| WORK TO DO |
Report the number of lines containing "chart", with no other words.

| GIVEN DATA |
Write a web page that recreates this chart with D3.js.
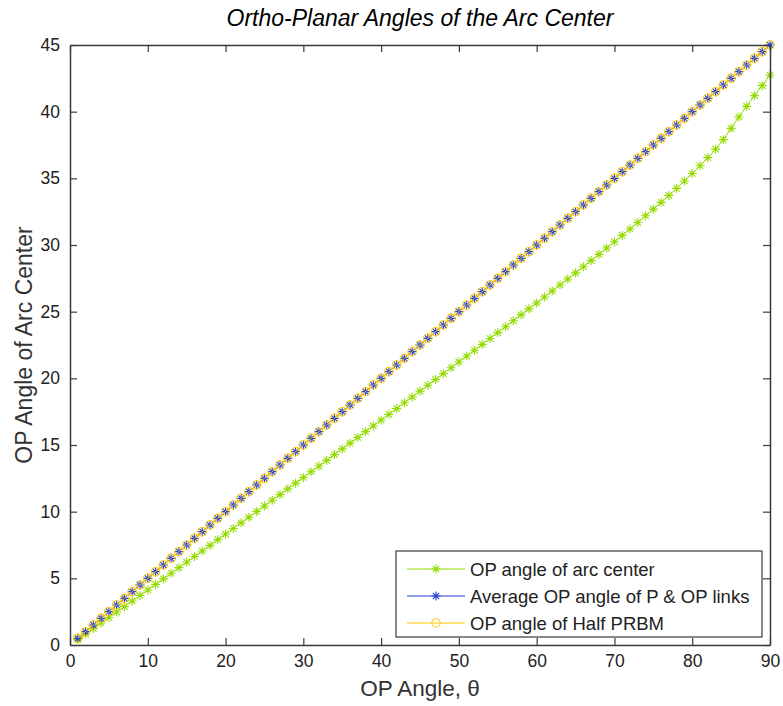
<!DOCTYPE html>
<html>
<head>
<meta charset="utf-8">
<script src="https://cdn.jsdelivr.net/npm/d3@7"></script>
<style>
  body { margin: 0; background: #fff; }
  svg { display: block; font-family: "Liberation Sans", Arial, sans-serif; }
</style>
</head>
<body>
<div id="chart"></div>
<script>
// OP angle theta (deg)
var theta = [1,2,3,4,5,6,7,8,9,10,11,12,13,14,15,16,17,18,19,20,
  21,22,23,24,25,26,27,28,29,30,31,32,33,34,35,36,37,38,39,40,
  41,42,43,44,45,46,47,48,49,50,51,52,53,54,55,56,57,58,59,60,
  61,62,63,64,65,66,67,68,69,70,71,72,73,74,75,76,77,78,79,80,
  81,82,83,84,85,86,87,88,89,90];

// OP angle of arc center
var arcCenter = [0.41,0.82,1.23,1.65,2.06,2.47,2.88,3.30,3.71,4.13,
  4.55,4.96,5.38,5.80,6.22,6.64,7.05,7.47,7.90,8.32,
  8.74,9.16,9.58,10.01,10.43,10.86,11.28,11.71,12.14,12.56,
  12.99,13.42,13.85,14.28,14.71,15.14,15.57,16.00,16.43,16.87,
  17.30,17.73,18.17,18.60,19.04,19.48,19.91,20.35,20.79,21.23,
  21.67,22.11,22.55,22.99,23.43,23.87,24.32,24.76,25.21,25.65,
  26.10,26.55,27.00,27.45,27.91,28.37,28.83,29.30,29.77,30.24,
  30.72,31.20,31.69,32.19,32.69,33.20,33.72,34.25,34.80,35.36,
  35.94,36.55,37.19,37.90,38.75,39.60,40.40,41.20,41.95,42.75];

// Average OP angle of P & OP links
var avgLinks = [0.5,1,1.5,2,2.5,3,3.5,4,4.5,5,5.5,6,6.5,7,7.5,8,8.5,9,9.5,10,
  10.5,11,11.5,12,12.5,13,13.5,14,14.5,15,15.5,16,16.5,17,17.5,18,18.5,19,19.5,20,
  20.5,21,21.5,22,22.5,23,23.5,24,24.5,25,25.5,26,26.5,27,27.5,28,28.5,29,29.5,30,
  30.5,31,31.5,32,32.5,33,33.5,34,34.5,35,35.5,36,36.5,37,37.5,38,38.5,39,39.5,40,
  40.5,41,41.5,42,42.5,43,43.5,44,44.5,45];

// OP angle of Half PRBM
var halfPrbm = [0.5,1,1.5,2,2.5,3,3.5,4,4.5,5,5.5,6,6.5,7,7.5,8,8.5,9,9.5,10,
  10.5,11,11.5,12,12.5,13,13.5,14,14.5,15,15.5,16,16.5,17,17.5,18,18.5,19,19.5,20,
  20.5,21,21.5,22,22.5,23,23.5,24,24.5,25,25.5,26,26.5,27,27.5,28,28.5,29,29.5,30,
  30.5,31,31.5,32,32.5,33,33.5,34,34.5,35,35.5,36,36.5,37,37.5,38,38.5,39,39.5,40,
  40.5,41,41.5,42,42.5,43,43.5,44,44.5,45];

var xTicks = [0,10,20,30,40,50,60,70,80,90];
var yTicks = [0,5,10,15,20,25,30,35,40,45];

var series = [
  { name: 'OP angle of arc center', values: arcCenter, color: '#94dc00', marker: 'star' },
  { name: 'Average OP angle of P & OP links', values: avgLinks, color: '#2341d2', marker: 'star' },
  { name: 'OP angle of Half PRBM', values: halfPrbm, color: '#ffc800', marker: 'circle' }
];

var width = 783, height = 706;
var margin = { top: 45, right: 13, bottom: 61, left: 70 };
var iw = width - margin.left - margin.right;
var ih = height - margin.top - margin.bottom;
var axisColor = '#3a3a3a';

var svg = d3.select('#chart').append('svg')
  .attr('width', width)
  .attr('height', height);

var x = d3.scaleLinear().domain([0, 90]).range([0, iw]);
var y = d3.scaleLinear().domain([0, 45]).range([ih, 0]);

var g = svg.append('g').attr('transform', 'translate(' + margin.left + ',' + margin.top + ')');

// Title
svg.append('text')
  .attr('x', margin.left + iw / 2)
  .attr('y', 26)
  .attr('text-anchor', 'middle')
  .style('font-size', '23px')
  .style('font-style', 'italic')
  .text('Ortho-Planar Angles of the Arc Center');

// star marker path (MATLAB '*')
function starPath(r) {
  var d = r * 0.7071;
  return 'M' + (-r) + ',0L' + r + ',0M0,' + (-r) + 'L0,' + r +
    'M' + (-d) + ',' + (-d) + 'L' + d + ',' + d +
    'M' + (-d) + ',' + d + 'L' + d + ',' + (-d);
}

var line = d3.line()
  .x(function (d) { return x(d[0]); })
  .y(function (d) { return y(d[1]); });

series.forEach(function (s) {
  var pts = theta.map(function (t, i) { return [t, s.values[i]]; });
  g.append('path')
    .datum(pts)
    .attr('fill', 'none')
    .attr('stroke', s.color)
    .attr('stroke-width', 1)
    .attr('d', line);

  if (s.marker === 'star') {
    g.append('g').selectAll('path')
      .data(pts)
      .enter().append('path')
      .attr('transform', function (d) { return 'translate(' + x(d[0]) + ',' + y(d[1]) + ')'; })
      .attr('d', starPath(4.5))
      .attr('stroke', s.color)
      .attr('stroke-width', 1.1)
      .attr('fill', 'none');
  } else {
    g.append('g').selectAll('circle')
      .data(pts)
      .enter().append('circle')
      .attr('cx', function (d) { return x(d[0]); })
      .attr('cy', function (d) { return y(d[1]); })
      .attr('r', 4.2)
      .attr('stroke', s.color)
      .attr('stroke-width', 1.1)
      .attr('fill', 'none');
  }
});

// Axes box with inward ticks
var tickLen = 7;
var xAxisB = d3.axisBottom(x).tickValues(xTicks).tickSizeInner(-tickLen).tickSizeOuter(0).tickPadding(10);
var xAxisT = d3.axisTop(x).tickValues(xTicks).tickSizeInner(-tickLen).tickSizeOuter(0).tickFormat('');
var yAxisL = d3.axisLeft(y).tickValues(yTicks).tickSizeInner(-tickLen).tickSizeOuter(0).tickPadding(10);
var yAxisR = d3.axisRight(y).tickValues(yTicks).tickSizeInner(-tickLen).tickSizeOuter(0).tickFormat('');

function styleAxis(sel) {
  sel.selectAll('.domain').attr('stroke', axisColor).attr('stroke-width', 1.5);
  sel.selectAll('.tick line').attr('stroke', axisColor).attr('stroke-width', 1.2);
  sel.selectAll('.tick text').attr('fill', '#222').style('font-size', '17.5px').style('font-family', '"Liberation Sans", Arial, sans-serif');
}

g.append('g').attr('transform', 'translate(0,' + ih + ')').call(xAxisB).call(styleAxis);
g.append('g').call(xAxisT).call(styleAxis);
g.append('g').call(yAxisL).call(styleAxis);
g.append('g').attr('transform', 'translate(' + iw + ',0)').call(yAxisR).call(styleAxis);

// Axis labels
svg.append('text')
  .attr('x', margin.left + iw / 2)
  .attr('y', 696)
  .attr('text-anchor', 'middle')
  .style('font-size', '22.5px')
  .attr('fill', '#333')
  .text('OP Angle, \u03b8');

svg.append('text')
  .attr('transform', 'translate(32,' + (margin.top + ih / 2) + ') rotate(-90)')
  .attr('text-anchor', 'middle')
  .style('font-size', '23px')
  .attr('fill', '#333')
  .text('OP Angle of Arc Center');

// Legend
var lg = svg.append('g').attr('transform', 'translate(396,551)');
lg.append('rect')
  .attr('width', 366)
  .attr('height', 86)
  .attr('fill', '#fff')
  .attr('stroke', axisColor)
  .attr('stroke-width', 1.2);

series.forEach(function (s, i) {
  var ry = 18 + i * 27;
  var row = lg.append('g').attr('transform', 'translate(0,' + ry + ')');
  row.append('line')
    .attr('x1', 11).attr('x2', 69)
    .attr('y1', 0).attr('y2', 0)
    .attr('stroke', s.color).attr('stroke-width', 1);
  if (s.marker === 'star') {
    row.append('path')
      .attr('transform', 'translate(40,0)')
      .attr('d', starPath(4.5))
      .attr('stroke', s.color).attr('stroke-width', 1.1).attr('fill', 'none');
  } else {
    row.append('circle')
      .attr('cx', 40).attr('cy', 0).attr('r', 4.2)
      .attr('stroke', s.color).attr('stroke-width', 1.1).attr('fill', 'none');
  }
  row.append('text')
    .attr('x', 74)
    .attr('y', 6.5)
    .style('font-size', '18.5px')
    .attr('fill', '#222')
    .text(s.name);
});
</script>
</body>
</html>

| TASK SOLUTION |
3